— Goal —
Copy the lines holding the word "React", all of them.

— Recorded data —
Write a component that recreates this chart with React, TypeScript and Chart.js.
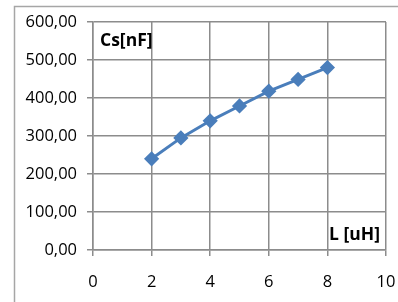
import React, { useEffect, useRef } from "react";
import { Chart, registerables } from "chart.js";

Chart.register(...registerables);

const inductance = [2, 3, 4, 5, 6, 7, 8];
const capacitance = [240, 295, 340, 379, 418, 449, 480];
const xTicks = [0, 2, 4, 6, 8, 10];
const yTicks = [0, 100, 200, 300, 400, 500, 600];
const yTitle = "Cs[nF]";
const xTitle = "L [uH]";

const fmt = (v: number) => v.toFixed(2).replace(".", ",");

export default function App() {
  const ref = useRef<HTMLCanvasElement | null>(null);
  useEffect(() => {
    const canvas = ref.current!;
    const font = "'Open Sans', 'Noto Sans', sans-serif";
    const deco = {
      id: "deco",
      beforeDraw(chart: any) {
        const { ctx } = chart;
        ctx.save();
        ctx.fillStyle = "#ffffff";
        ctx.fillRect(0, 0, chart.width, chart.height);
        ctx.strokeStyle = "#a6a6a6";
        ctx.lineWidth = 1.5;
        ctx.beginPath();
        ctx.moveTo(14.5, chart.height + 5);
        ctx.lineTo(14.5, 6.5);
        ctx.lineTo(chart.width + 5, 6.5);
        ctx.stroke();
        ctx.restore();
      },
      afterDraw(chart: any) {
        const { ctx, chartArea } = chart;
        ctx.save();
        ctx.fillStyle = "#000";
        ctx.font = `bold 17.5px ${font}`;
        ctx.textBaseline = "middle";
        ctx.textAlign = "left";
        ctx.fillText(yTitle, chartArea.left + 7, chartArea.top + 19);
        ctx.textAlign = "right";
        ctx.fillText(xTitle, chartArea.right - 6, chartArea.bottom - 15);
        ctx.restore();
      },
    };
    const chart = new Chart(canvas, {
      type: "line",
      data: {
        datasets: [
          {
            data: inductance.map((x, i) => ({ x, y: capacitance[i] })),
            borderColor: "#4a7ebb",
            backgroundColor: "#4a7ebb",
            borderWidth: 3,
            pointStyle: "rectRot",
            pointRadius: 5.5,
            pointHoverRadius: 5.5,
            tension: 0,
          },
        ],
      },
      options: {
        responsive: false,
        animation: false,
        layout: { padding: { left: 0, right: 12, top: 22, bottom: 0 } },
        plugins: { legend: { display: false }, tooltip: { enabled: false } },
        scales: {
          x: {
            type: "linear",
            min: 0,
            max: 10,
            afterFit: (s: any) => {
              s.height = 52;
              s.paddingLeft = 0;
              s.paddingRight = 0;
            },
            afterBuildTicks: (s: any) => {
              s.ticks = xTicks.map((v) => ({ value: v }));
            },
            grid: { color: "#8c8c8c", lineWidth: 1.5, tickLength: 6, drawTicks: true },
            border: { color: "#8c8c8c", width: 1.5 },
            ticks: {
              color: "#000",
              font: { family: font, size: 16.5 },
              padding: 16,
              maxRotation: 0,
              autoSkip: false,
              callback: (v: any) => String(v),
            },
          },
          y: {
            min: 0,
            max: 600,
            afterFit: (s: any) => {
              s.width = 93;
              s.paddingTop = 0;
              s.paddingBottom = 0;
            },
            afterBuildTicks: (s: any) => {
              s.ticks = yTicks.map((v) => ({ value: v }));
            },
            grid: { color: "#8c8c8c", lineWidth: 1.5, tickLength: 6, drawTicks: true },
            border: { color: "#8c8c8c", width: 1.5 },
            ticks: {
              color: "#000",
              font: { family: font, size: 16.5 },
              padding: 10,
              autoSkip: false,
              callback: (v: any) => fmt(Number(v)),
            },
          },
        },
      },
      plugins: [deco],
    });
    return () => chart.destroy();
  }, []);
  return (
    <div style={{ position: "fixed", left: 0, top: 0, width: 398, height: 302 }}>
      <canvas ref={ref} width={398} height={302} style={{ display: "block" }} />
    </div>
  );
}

— Correct result —
Write a component that recreates this chart with React, TypeScript and Chart.js.
import React, { useEffect, useRef } from "react";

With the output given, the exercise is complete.